On the subject of battery life, these, like most others, have a battery storage box to add juice to the buds while on the go. Said to be able to operate for about 5 hours on a charge, the storage case/battery box can up the total to as many as 25 hours use before external recharging is needed.
Fortunately, Marshmallow+ can operate in mono mode with just one earbud while the other one is charging while nested in its case.
These buds are said to be “waterproof,” though I am unable to find an IP rating or any other documentation in this regard.
While these true wireless buds may not exhibit class-leading performance, the price MUST be considered. How do they perform when considering the cost? I give them one minus point for poor phone call audio, but they are no worse than others tested in this price class.
They are comfortable and sound good when listening to music.
As a wireless gaming headset and for listening to music and podcasts, these JVC Marshmallow+ True Wireless Earbuds are a good choice.
One year manufacturer’s warranty
Marshmallow+ True Wireless Headphones
Lightweight budget-friendly wireless gaming headphones.

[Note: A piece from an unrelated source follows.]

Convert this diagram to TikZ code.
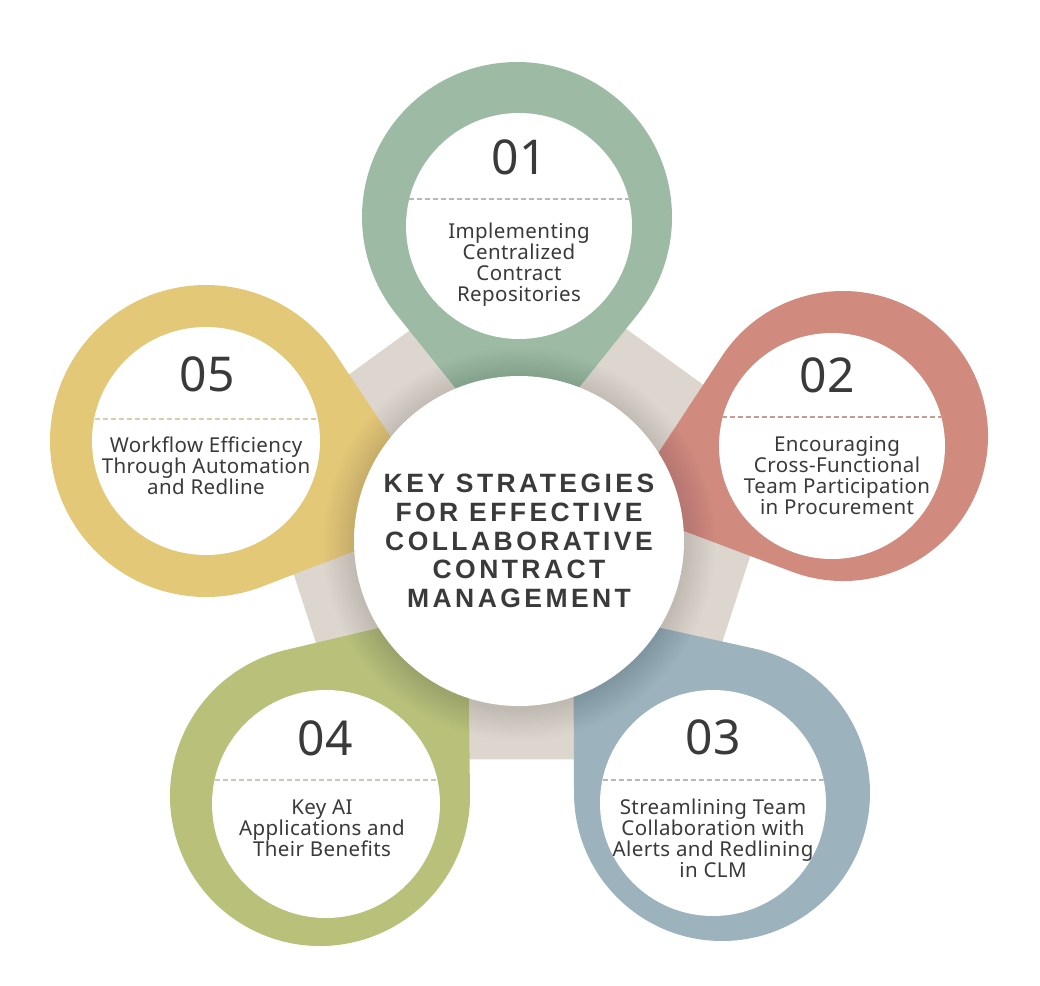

* Price. The price on these headsets is friendly to gamers on a budget.
* Weight. These headphones and their case are super light.
* Audio quality. It isn't great. It works! And while I don't have scientific tests to confirm the benefit of marketed "low latency" they definitely allowed me to play games online and communicate just fine. The bass is non-existent. I own a few different headsets that I use for different applications. You can tell within seconds the difference between these any other headset. I think that is the primary CON with these headsets.
* Touch controls. I think the touch controls are a miss. I often have problems with the headphones registering my touches and performing the correct actions. It could be my timing and therefore user error. But not thrilled either way.
* Build quality. Though super light and budget-friendly, the case and possibly even the headphones do feel "budget." To be expected, but I feel the case could have been a little more substantial (or at least feel durable).
* Case charging. Wired only. Expected, but I think next time I'll stick with Qi capable charging. It really is a lot more convenient than digging for cables and plugging it in/out.
I've only owned these a few days and while these are certainly great budget headsets, I think it would be wise to spend more. I am not an audiophile, but the difference in quality is stark - it is like comparing stereo audio to mono audio.
They are adequate for what they are. Nothing really blew me away either good or bad.
The battery lasts a long time.
They are comfortable in the ear.
They stay fairly secure (not perfect, but that is all earbuds, if you need a secure fit, go with an over the ear).
The sound quality is as good as I expect from ear buds.
This may just be me, but every time I tried to adjust these while I was wearing them, it would pause whatever I was listening to.
Despite the previous point, I could never get it to pause what I was listening to intentionally.
The range isn't horrible, but it is about half as far as what I've had in the past with an over the ear style wireless headphone.
I'd still recommend it, the pros do outweigh the cons, but there is a few big improvements that could be made.